Le célèbre animateur de télévision Michel Drucker a-t-il le droit d'exclure de son émission Marine Le Pen, probable candidate du Front national à la prochaine élection présidentielle?

La question, à première vue insolite puisque Drucker est un animateur de variétés, a été soulevée mardi par la fille du vieux leader d'extrême droite Jean-Marie Le Pen. Et a provoqué un certain embarras du côté de la direction de France Télévisions, qui coiffe les trois principales chaînes publiques.

«C'est un véritable scandale d'exclure le représentant ou la représentante de millions d'électeurs, d'autant plus que Michel Drucker est sûrement fort bien payé par les contribuables français puisqu'il est sur le service public, a dit Marine Le Pen sur les ondes de Radio Classique. Mais il a probablement oublié ce que cela voulait dire.»

L'animateur de Vivement dimanche s'est refusé à tout commentaire, mais le président de France Télévisions, Rémy Pfimlin, a été obligé de faire une mise au point légèrement embarrassée: «L'équilibre des temps de parole [prévu par la loi de 1986 entre les principales forces politiques] ne s'apprécie pas au niveau d'une seule émission, mais par genre d'émission sur l'ensemble des chaînes publiques, et sur un semestre entier.»

En clair: la télévision publique est tenue, même en dehors des périodes électorales, de traiter de manière «équitable» les principales forces politiques dans le pays.

Plus populaire que son père

La règle s'applique aux journaux télévisés et aux grandes émissions politiques périodiques. Devenue à 42 ans la vedette incontestable du Front national depuis que son père a annoncé sa retraite imminente de la vie politique, Marine Le Pen est d'ailleurs régulièrement invitée à ces émissions de débat. Même si Jean-Marie Le Pen a obtenu au premier tour de la présidentielle de 2007 un résultat en forte baisse (10,4% des voix), le Front national reste en gros la troisième force politique du pays, après l'Union pour un mouvement populaire et le Parti socialiste.

La question ne s'est donc jamais posée un seul instant de savoir si les leaders du Front national ont un accès «normal» aux émissions politiques. D'autant plus que, de l'aveu même du nouveau chef de l'UMP, Jean-François Copé, on assiste depuis quelques mois à une «remontée du FN dans l'opinion».

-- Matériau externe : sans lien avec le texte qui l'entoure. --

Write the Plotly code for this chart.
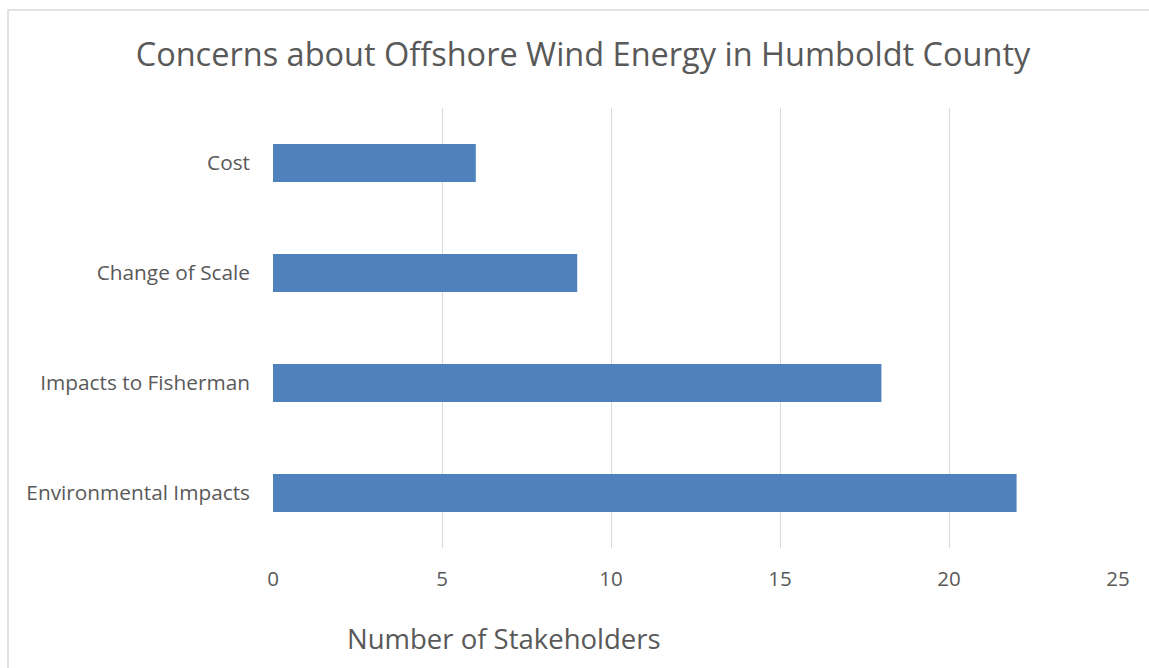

Contrairement aux pronostics, l'effacement prochain de Jean-Marie Le Pen et son remplacement probable par sa fille n'a provoqué aucune baisse réelle du FN.

Dans les derniers sondages concernant la présidentielle de 2012, Marine Le Pen est créditée de 12 à 14% des voix, des chiffres supérieurs à ceux de son père, ce qui fait d'elle une personnalité incontournable.

A priori, la répartition équitable du temps de parole entre les partis ne vise que les émissions d'information. Vivement dimanche, avec Michel Drucker, ou Tout le monde en parle, avec Laurent Ruquier, le samedi soir, sont deux grandes émissions de divertissement. C'est d'ailleurs lors de son passage chez Ruquier, le 6 novembre dernier, que Drucker a déclaré son «aversion» pour Le Pen père et fille, qu'il n'a aucune intention d'inviter. Un aveu qui a fourni à Marine Le Pen le prétexte idéal pour ouvrir la polémique.

Loin de toute polémique

Ce long talk-show du dimanche après-midi se déroule sur un ton à la fois familier et sympathique, loin de toute polémique. Le problème, c'est que, pour des raisons d'audience, on y a invité de plus en plus de personnalités politiques. De droite comme de gauche, toutes les figures connues ont défilé sur le canapé de Drucker pour s'y faire traiter en amis de longue date.

Dans les derniers mois, on a vu notamment deux vedettes de l'extrême gauche, Jean-Luc Mélenchon et Olivier Besancenot, crédités de plus ou moins 5% à la présidentielle, traités avec la plus grande bienveillance.

Pourquoi pas Marine avec ses 12 ou 14% des voix? «Voilà où nous conduit, écrit le journaliste du Point Emmanuel Beretta, la confusion des genres entre les émissions politiques et les émissions de divertissement.»